Teaching heroes: Meredith Guthrie tries to connect, even with large lecture classes

Meredith Guthrie

This is the first in an occasional series focusing on faculty noted for their classroom teaching.

By MARTY LEVINE

The longer Meredith Guthrie teaches, she says, the more she sticks to “the tried and true.” There’s nothing high tech about her large media studies lecture class, and she prefers it that way, aiming to communicate more intimately with her students despite the vastness of a Lawrence Hall auditorium.

“I want to be rigorous, but I want to invite a good connection with my students,” she says. “I try to keep it interactive, check in with them, answer their questions and try to make sure they are understanding things.”

It shows in the personal anecdotes and frank opinions Guthrie adds to the litany of media theories she is highlighting on this November day in her “Mass Communication Process” class.

She ticks off the ways Americans were once thought to consume film, radio, television and now social media:

  • We are a clueless herd, open to any persuasion.
  • No, but we are swayed by people who seem well-informed.
  • Wait — actually, media outlets don’t tell us what to think, they only tell us what to think about.
  • Nope — we are invariably swayed by what we hear the most.
  • Sorry: the news just affects the weak-minded.
  • Hold on: maybe there is just so much information bombarding us that we’re left uncertain what to think or do.

Through it all, Guthrie — a faculty member in the Department of Communication in the Dietrich School of Arts & Sciences — leavens the lecture with stories that show the media in action in everyday life. Her lecture concludes with the tale of an older relative who binged on the mid-2000s TV program “America’s Most Wanted,” to the point that “she is convinced that the world is a terrible place where everyone wants to shoot her.”

Yet Guthrie is still reading the research to debunk this notion that the media is terribly influential — “Because I want most people not to be so scared of the world,” she says.

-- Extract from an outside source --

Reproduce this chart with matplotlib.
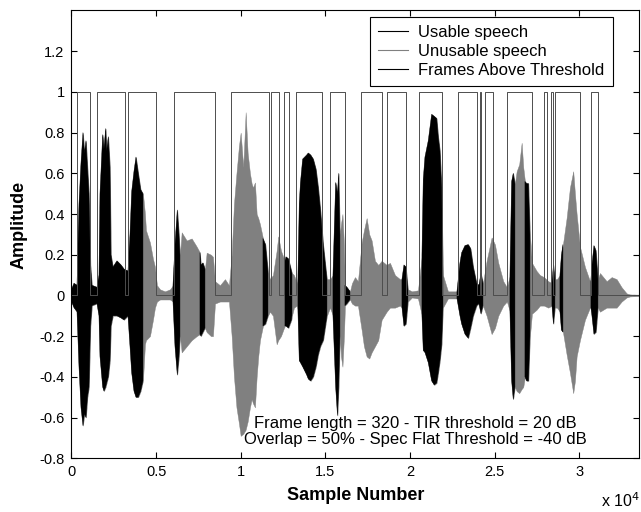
import numpy as np
import matplotlib
matplotlib.use('Agg')
import matplotlib.pyplot as plt
from matplotlib.lines import Line2D

plt.rcParams['font.family'] = ['Liberation Sans', 'DejaVu Sans']

# waveform envelope: sample index, upper and lower peak
env_x = [0, 148, 325, 443, 561, 679, 768, 857, 945, 1034, 1122, 1211, 1506, 1624, 1683, 1843, 1920, 2020, 2079, 2174,
         2274, 2333, 2451, 2688, 2924, 3101, 3337, 3456, 3556, 3692, 3810, 3946, 4088, 4223,
         4342, 4401, 4637, 4814, 4932, 5050, 5228, 5523, 5818, 5996,
         6114, 6250, 6350, 6409,
         6510, 6805, 7100, 7396, 7590,
         7650, 7768, 7886,
         7986, 8240, 8358, 8477, 8772, 9067, 9304, 9463, 9599, 9747, 9894, 9995, 10148, 10290, 10408, 10544,
         10644, 10721, 10839, 10940, 11034, 11135, 11312,
         11460, 11607,
         11725, 11903, 12121, 12215, 12375, 12553, 12611,
         12671, 12818, 12995, 13025,
         13143, 13320, 13379,
         13456, 13527, 13657, 13893, 13988, 14130, 14283, 14443, 14578, 14708, 14874, 15092,
         15270, 15447,
         15606, 15713, 15784, 15860,
         15920, 16008, 16097, 16156,
         16274, 16451,
         16570, 16746, 16924, 17142, 17278, 17437, 17592, 17733, 17928, 18123, 18323, 18619, 18814, 19110, 19405, 19523,
         19641, 19759, 19877,
         20113, 20469, 20704,
         20781, 20881, 21076, 21277, 21431, 21573, 21667, 21768, 21868, 21945,
         22240, 22595, 22772,
         22949, 23049, 23245, 23440, 23580, 23734, 23935, 24071, 24190, 24308,
         24525, 24820, 25017, 25213, 25507, 25722, 25902,
         26002, 26097, 26197,
         26299, 26452, 26594, 26689, 26789,
         26889, 26995, 27084,
         27202, 27479, 27675, 27911, 28165, 28383,
         28471, 28560,
         28675, 28856,
         28944, 29033,
         29250, 29447, 29641, 29742, 29842, 30038, 30333, 30628, 30687,
         30746, 30864, 30982, 31101,
         31219, 31614, 31910, 32205, 32500, 32796, 32991, 33523]
env_hi = [0.03, 0.06, 0.05, 0.45, 0.65, 0.80, 0.70, 0.76, 0.63, 0.50, 0.15, 0.05, 0.04, 0.10, 0.50, 0.79, 0.72, 0.82, 0.71, 0.78,
          0.63, 0.20, 0.14, 0.17, 0.15, 0.13, 0.12, 0.30, 0.51, 0.61, 0.68, 0.60, 0.52, 0.50,
          0.40, 0.32, 0.26, 0.18, 0.14, 0.05, 0.03, 0.02, 0.03, 0.05,
          0.25, 0.42, 0.30, 0.20,
          0.31, 0.27, 0.28, 0.24, 0.21,
          0.15, 0.16, 0.13,
          0.21, 0.20, 0.19, 0.07, 0.05, 0.08, 0.05, 0.20, 0.45, 0.60, 0.735, 0.80, 0.63, 0.90, 0.70, 0.60,
          0.55, 0.53, 0.555, 0.40, 0.38, 0.35, 0.28,
          0.25, 0.12,
          0.08, 0.10, 0.22, 0.29, 0.22, 0.18, 0.17,
          0.19, 0.18, 0.12, 0.11,
          0.10, 0.06, 0.10,
          0.45, 0.555, 0.67, 0.69, 0.70, 0.69, 0.67, 0.62, 0.53, 0.42, 0.25, 0.08,
          0.08, 0.10,
          0.555, 0.50, 0.60, 0.30,
          0.35, 0.40, 0.25, 0.05,
          0.04, 0.02,
          0.06, 0.09, 0.07, 0.26, 0.32, 0.38, 0.30, 0.27, 0.17, 0.15, 0.17, 0.15, 0.16, 0.10, 0.08, 0.08,
          0.15, 0.14, 0.03,
          0.02, 0.025, 0.20,
          0.57, 0.68, 0.76, 0.89, 0.88, 0.87, 0.78, 0.71, 0.53, 0.10,
          0.02, 0.02, 0.02,
          0.16, 0.21, 0.245, 0.25, 0.23, 0.14, 0.06, 0.05, 0.11, 0.06,
          0.17, 0.285, 0.25, 0.16, 0.07, 0.04, 0.10,
          0.56, 0.60, 0.55,
          0.61, 0.645, 0.75, 0.63, 0.56,
          0.55, 0.55, 0.30,
          0.16, 0.12, 0.10, 0.09, 0.07, 0.06,
          0.15, 0.08,
          0.08, 0.10,
          0.20, 0.25,
          0.38, 0.53, 0.61, 0.50, 0.40, 0.24, 0.14, 0.07, 0.08,
          0.15, 0.245, 0.22, 0.08,
          0.11, 0.07, 0.09, 0.08, 0.04, 0.01, 0.005, 0.003]
env_lo = [-0.03, -0.06, -0.08, -0.35, -0.55, -0.64, -0.58, -0.60, -0.50, -0.45, -0.15, -0.05, -0.04, -0.10, -0.30, -0.45,
          -0.47, -0.45, -0.43, -0.40, -0.32, -0.15, -0.10, -0.10, -0.11, -0.12, -0.10, -0.25, -0.38, -0.47, -0.50, -0.50,
          -0.47, -0.42,
          -0.24, -0.22, -0.20, -0.12, -0.06, -0.03, -0.02, -0.02, -0.02, -0.03,
          -0.25, -0.39, -0.30, -0.20,
          -0.28, -0.25, -0.22, -0.20, -0.19,
          -0.20, -0.18, -0.16,
          -0.18, -0.20, -0.20, -0.04, -0.03, -0.03, -0.03, -0.20, -0.40, -0.55, -0.63, -0.69, -0.68, -0.66, -0.62, -0.55,
          -0.51, -0.53, -0.55, -0.40, -0.30, -0.22, -0.15,
          -0.14, -0.10,
          -0.08, -0.10, -0.24, -0.22, -0.20, -0.16, -0.15,
          -0.15, -0.16, -0.12, -0.10,
          -0.06, -0.05, -0.08,
          -0.32, -0.33, -0.35, -0.39, -0.41, -0.42, -0.40, -0.35, -0.29, -0.25, -0.22, -0.10,
          -0.06, -0.10,
          -0.45, -0.59, -0.45, -0.20,
          -0.30, -0.35, -0.20, -0.05,
          -0.04, -0.02,
          -0.04, -0.05, -0.05, -0.17, -0.25, -0.30, -0.31, -0.28, -0.25, -0.22, -0.12, -0.08, -0.06, -0.06, -0.05, -0.06,
          -0.15, -0.14, -0.03,
          -0.01, -0.015, -0.10,
          -0.27, -0.28, -0.33, -0.42, -0.44, -0.43, -0.38, -0.32, -0.24, -0.06,
          -0.015, -0.015, -0.015,
          -0.10, -0.14, -0.19, -0.21, -0.16, -0.10, -0.05, -0.04, -0.09, -0.05,
          -0.10, -0.19, -0.16, -0.10, -0.05, -0.03, -0.08,
          -0.42, -0.51, -0.45,
          -0.47, -0.48, -0.46, -0.45, -0.40,
          -0.42, -0.42, -0.20,
          -0.09, -0.07, -0.05, -0.05, -0.06, -0.05,
          -0.14, -0.06,
          -0.06, -0.08,
          -0.17, -0.18,
          -0.29, -0.38, -0.48, -0.42, -0.30, -0.22, -0.12, -0.06, -0.06,
          -0.10, -0.19, -0.18, -0.06,
          -0.08, -0.06, -0.06, -0.06, -0.03, -0.01, -0.005, -0.003]

# stretches of usable speech (black), the rest is unusable (grey)
usable_start = [0, 5996, 7590, 11312, 12611, 13379, 15447, 16156, 19523, 20704, 22772, 25902, 26789, 28383, 28856, 30687]
usable_end = [4223, 6409, 7886, 11607, 13025, 15092, 15860, 16451, 19877, 21945, 24308, 26197, 27084, 28560, 29033, 31101]

# frames above threshold (rising / falling edges)
frame_on = [310, 1480, 3340, 6070, 9400, 11800, 12570, 13280, 15270, 17130, 18660, 20540, 22840, 24130, 24400, 25710,
            27940, 28350, 28590, 30690]
frame_off = [1110, 3190, 4970, 8480, 11650, 12270, 12830, 14800, 16160, 18340, 19790, 21900, 23950, 24220, 24900, 27180,
             28120, 28440, 30040, 31120]

x_ticks = [0, 5000, 10000, 15000, 20000, 25000, 30000]
x_ticklabels = ['0', '0.5', '1', '1.5', '2', '2.5', '3']
y_ticks = [-0.8, -0.6, -0.4, -0.2, 0, 0.2, 0.4, 0.6, 0.8, 1, 1.2]
x_max = 33550

fig = plt.figure(figsize=(6.41, 5.12), dpi=100)
ax = fig.add_axes([0.1115, 0.105, 0.886, 0.8745])

x = np.array(env_x)
hi = np.array(env_hi)
lo = np.array(env_lo)
ax.fill_between(x, lo, hi, color='0.5', lw=0.3, edgecolor='0.5')
mask = np.zeros(len(x), dtype=bool)
for s, e in zip(usable_start, usable_end):
    mask |= (x >= s) & (x <= e)
ax.fill_between(x, lo, hi, where=mask, color='k', lw=0.3, edgecolor='k')

# step signal for frames
fx = [0]
fy = [0]
for on, off in zip(frame_on, frame_off):
    fx += [on, on, off, off]
    fy += [0, 1, 1, 0]
fx.append(x_max)
fy.append(0)
ax.plot(fx, fy, color='0.3', lw=0.7)

ax.set_xlim(0, x_max)
ax.set_ylim(-0.8, 1.4)
ax.set_xticks(x_ticks)
ax.set_xticklabels(x_ticklabels)
ax.set_yticks(y_ticks)
ax.set_yticklabels(['%g' % v for v in y_ticks])
ax.tick_params(direction='in', top=True, right=True, length=4, width=0.8, labelsize=10.5, pad=5)
for sp in ax.spines.values():
    sp.set_linewidth(0.8)

ax.set_xlabel('Sample Number', fontsize=13, fontweight='bold')
ax.set_ylabel('Amplitude', fontsize=13, fontweight='bold')
ax.xaxis.set_label_coords(0.5, -0.064)
ax.yaxis.set_label_coords(-0.078, 0.52)
fig.text(0.938, 0.010, r'x 10$^{4}$', fontsize=11.5)

ax.text(20290, -0.667, 'Frame length = 320 - TIR threshold = 20 dB\nOverlap = 50% - Spec Flat Threshold = -40 dB',
        ha='center', va='center', fontsize=12, linespacing=1.1)

handles = [Line2D([], [], color='k', lw=0.8),
           Line2D([], [], color='0.5', lw=0.8),
           Line2D([], [], color='k', lw=0.8)]
leg = ax.legend(handles, ['Usable speech', 'Unusable speech', 'Frames Above Threshold'],
                loc='upper right', bbox_to_anchor=(0.953, 0.9855), fontsize=12, fancybox=False,
                edgecolor='k', framealpha=1, borderaxespad=0, handlelength=1.8, handletextpad=0.6,
                labelspacing=0.22, borderpad=0.5)
leg.get_frame().set_linewidth(0.8)

fig.savefig('out.png', dpi=100)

Guthrie’s teaching has a broader aim, she adds: “It’s awesome if they get the specifics of a particular class, but it’s even better if I can help them learn to learn for themselves. I want to help my students learn to be lifelong learners, because I think that’s the biggest skill I got out of college and graduate school.”

Guthrie joined Pitt a dozen years ago; today she is lecturer II and an undergraduate academic advisor. Previously, she taught at Bowling Green State University in Ohio, where she earned her Ph.D.

She was attracted to Pitt, she says, by the possibility of teaching media literacy, so she can show students how to be critical of the stuff we all consume, including the Internet. Today she teaches “Introduction to Media Studies,” “History of Media Studies,” “Television and Society” and other courses.

“They’re overwhelmed, just like the rest of us,” she says of her students. “Technologically, they know how to use it, but no one has taught them to be critical thinkers about it. So media literacy is more important than it has ever been.

“I don't know if I have any secrets,” Guthrie concludes about her teaching skills. Well, perhaps there is one, she allows: “To not pretend I know everything. Then we can figure it out together.”